Umarım gerçekler bir an evvel aydınlatılır, saldırıyı kim planlamış, yapmış, göz yummuş veya yol vermişse yargılanıp cezalandırılır.
Umarım siyasiler, toplumu birbirine düşürmeye, korkutmaya yarayan terör eyleminin üzerine soğukkanlılık ve kararlılıkla gider.
Kin ve düşmanlığı kışkırtmadan, alakalı alakasız insanları hedef göstermeden.
Herkesin ortak endişesi, yeni bir “kaos dönemi”nin başlaması.

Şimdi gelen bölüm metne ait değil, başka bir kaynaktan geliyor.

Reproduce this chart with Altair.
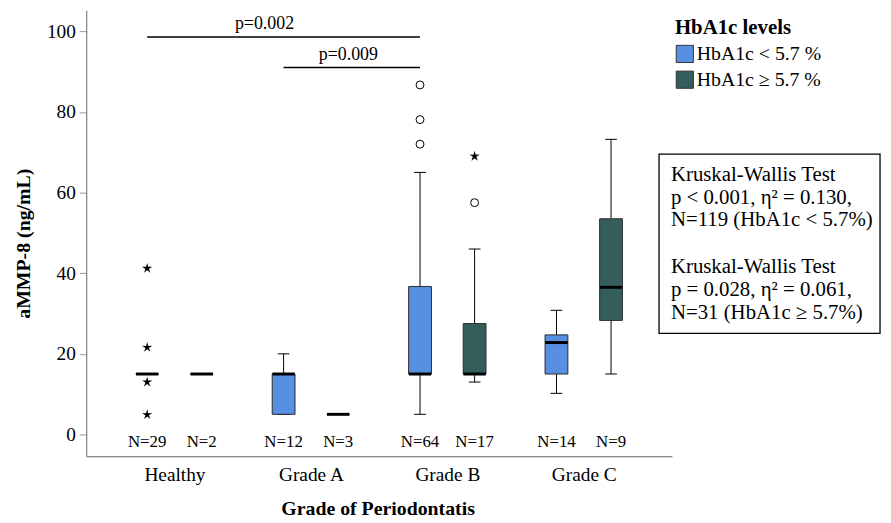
import json
import altair as alt
import pandas as pd

# ---------------- data ----------------
categories = ["Healthy", "Grade A", "Grade B", "Grade C"]
groups = ["HbA1c < 5.7 %", "HbA1c \u2265 5.7 %"]
colors = ["#5790E2", "#345E5B"]

box_cat = ["Healthy", "Healthy", "Grade A", "Grade A", "Grade B", "Grade B", "Grade C", "Grade C"]
box_grp = [0, 1, 0, 1, 0, 1, 0, 1]
box_lo = [15, 15, 5, 5, 5, 13, 10.2, 15]
box_q1 = [15, 15, 5, 5, 15, 15, 15, 28.3]
box_med = [15, 15, 15, 5, 15, 15, 22.8, 36.5]
box_q3 = [15, 15, 15, 5, 36.7, 27.5, 24.7, 53.5]
box_hi = [15, 15, 20, 5, 65, 46, 30.8, 73.2]
box_n = [29, 2, 12, 3, 64, 17, 14, 9]

out_cat = ["Healthy", "Healthy", "Healthy", "Healthy", "Grade B", "Grade B", "Grade B", "Grade B", "Grade B"]
out_grp = [0, 0, 0, 0, 0, 0, 0, 1, 1]
out_val = [41.2, 21.6, 13.0, 4.9, 86.7, 78.1, 72.0, 57.5, 69.0]
out_kind = ["star", "star", "star", "star", "circle", "circle", "circle", "circle", "star"]

sig_start = ["Healthy", "Grade A"]
sig_end = ["Grade B", "Grade B"]
sig_y = [98.6, 91.0]
sig_label = ["p=0.002", "p=0.009"]
sig_label_x = [0.66, 1.275]
sig_label_y = [101.9, 94.1]

kw_lines_low = [
    "Kruskal-Wallis Test",
    "p < 0.001, \u03b7\u00b2 = 0.130,",
    "N=119 (HbA1c < 5.7%)",
]
kw_lines_high = [
    "Kruskal-Wallis Test",
    "p = 0.028, \u03b7\u00b2 = 0.061,",
    "N=31 (HbA1c \u2265 5.7%)",
]

# ---------------- layout constants ----------------
DODGE = 0.2
BOX_HALF = 0.082
CAP_HALF = 0.043
FONT = "Liberation Serif"


def pos_of(cat, g):
    return categories.index(cat) + (-DODGE if g == 0 else DODGE)


boxes = pd.DataFrame({
    "cat": box_cat,
    "grp": [groups[g] for g in box_grp],
    "pos": [pos_of(c, g) for c, g in zip(box_cat, box_grp)],
    "lo": box_lo, "q1": box_q1, "med": box_med, "q3": box_q3, "hi": box_hi, "n": box_n,
})

outliers = pd.DataFrame({
    "pos": [pos_of(c, g) for c, g in zip(out_cat, out_grp)],
    "val": out_val,
    "kind": out_kind,
})

sig = pd.DataFrame({
    "x0": [pos_of(c, 0) for c in sig_start],
    "x1": [pos_of(c, 0) for c in sig_end],
    "y": sig_y,
    "label": sig_label,
    "tx": sig_label_x,
    "ty": sig_label_y,
})

xscale = alt.Scale(domain=[-0.61, 3.61], nice=False, zero=False)
yscale = alt.Scale(domain=[-5.4, 105.2], nice=False, zero=False)

label_expr = json.dumps(categories) + "[datum.value]"

xaxis = alt.Axis(
    values=[0, 1, 2, 3], labelExpr=label_expr, ticks=False, tickSize=0, grid=False,
    title="Grade of Periodontatis", labelFont=FONT, labelFontSize=19.5, labelColor="black",
    labelPadding=9, labelBaseline="top", domainColor="#666666",
    titleFont=FONT, titleFontSize=20, titleFontWeight="bold", titleColor="black",
    titleX=294, titleY=53, titleBaseline="middle", titleAlign="center",
)
yaxis = alt.Axis(
    values=[0, 20, 40, 60, 80, 100], grid=False, title="aMMP-8 (ng/mL)",
    labelFont=FONT, labelFontSize=19.5, labelColor="black", labelPadding=4,
    tickSize=7, tickColor="#999999", domainColor="#666666",
    titleFont=FONT, titleFontSize=20, titleFontWeight="bold", titleColor="black",
    titleX=-63, titleY=235, titleBaseline="middle", titleAlign="center", titleAngle=270,
)

base = alt.Chart(boxes)

whisk_low = base.mark_rule(color="black", strokeWidth=1).encode(
    x=alt.X("pos:Q", scale=xscale, axis=xaxis),
    y=alt.Y("lo:Q", scale=yscale, axis=yaxis),
    y2="q1:Q",
)
whisk_hi = base.mark_rule(color="black", strokeWidth=1).encode(
    x="pos:Q", y="q3:Q", y2="hi:Q"
)
caps = base.transform_fold(["lo", "hi"], as_=["end", "val"]).transform_calculate(
    xa=f"datum.pos - {CAP_HALF}", xb=f"datum.pos + {CAP_HALF}"
).mark_rule(color="black", strokeWidth=1).encode(
    x="xa:Q", x2="xb:Q", y="val:Q"
)
bars = base.mark_bar(size=23, stroke="#2a2a2a", strokeWidth=1, opacity=1).encode(
    x="pos:Q", y="q1:Q", y2="q3:Q",
    color=alt.Color(
        "grp:N",
        scale=alt.Scale(domain=groups, range=colors),
        legend=alt.Legend(
            title="HbA1c levels", orient="none", legendX=594, legendY=7,
            titleFont=FONT, titleFontSize=21, titleFontWeight="bold", titleColor="black",
            labelFont=FONT, labelFontSize=20, labelColor="black",
            symbolType="square", symbolSize=300, symbolStrokeColor="#333333",
            symbolStrokeWidth=1, symbolOpacity=1, labelOffset=2, rowPadding=4,
            titlePadding=6, padding=0,
        ),
    ),
)
medians = base.transform_calculate(
    xa=f"datum.pos - {BOX_HALF}", xb=f"datum.pos + {BOX_HALF}"
).mark_rule(color="black", strokeWidth=3).encode(
    x="xa:Q", x2="xb:Q", y="med:Q"
)
nlabels = base.transform_calculate(label="'N=' + datum.n").mark_text(
    font=FONT, fontSize=17, color="black", baseline="middle", align="center"
).encode(x="pos:Q", y=alt.datum(-1.8), text="label:N")

star_path = ("M0,-1L0.2,-0.28L0.951,-0.309L0.32,0.1L0.588,0.809L0,0.34"
             "L-0.588,0.809L-0.32,0.1L-0.951,-0.309L-0.2,-0.28Z")

circles = alt.Chart(outliers).transform_filter("datum.kind == 'circle'").mark_point(
    shape="circle", filled=False, size=64, color="black", strokeWidth=1, opacity=1
).encode(x="pos:Q", y="val:Q")
stars = alt.Chart(outliers).transform_filter("datum.kind == 'star'").mark_point(
    shape=star_path, filled=True, size=120, color="black", opacity=1
).encode(x="pos:Q", y="val:Q")

sig_rules = alt.Chart(sig).mark_rule(color="black", strokeWidth=1.5).encode(
    x="x0:Q", x2="x1:Q", y="y:Q"
)
sig_text = alt.Chart(sig).mark_text(
    font=FONT, fontSize=18, color="black", baseline="middle", align="center"
).encode(x="tx:Q", y="ty:Q", text="label:N")

one = pd.DataFrame({"k": [0]})
kw_box = alt.Chart(one).mark_rect(fill="transparent", stroke="black", strokeWidth=1.3).encode(
    x=alt.value(578), x2=alt.value(801), y=alt.value(145), y2=alt.value(326)
)
kw_text_low = alt.Chart(one).mark_text(
    font=FONT, fontSize=21, color="black", align="left", baseline="alphabetic", lineHeight=23
).encode(x=alt.value(590), y=alt.value(172), text=alt.value(kw_lines_low))
kw_text_high = alt.Chart(one).mark_text(
    font=FONT, fontSize=21, color="black", align="left", baseline="alphabetic", lineHeight=23
).encode(x=alt.value(590), y=alt.value(265), text=alt.value(kw_lines_high))

chart = alt.layer(
    whisk_low, whisk_hi, caps, bars, medians, nlabels, circles, stars,
    sig_rules, sig_text, kw_box, kw_text_low, kw_text_high
).properties(
    width=591, height=450,
    autosize=alt.AutoSizeParams(type="none"),
    padding={"left": 79, "top": 0, "right": 213, "bottom": 65},
    background="white",
).configure_view(stroke=None)

chart.save("out.html", embed_options={"renderer": "svg", "actions": False})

Haziran 2015- Aralık 2016 arasında yüzlerce sivilin hayatını kaybettiği, çok sayıda bombalı saldırı yapıldı. IŞİD, PKK ve Tak, bu terör saldırıların sorumluluğunu üstlendi. O yaraların üzeri kapanmadı, kolay kapanacak gibi de değil.
Neden? Geçen zamanda adalet maalesef yerini bulmadı. Faillerin elini kolunu sallayarak gezdikleri anlaşıldı.
Terör olaylarının toplumda endişeyi, huzursuzluğu, korkuyu tetiklediğini herkes bilir.
Gerçek sorumluların hesap vermemesi, karanlıkta bırakılan sorular, bilgiye erişimin engellenmesi, bu korku ve endişe halini sürekli kılıyor.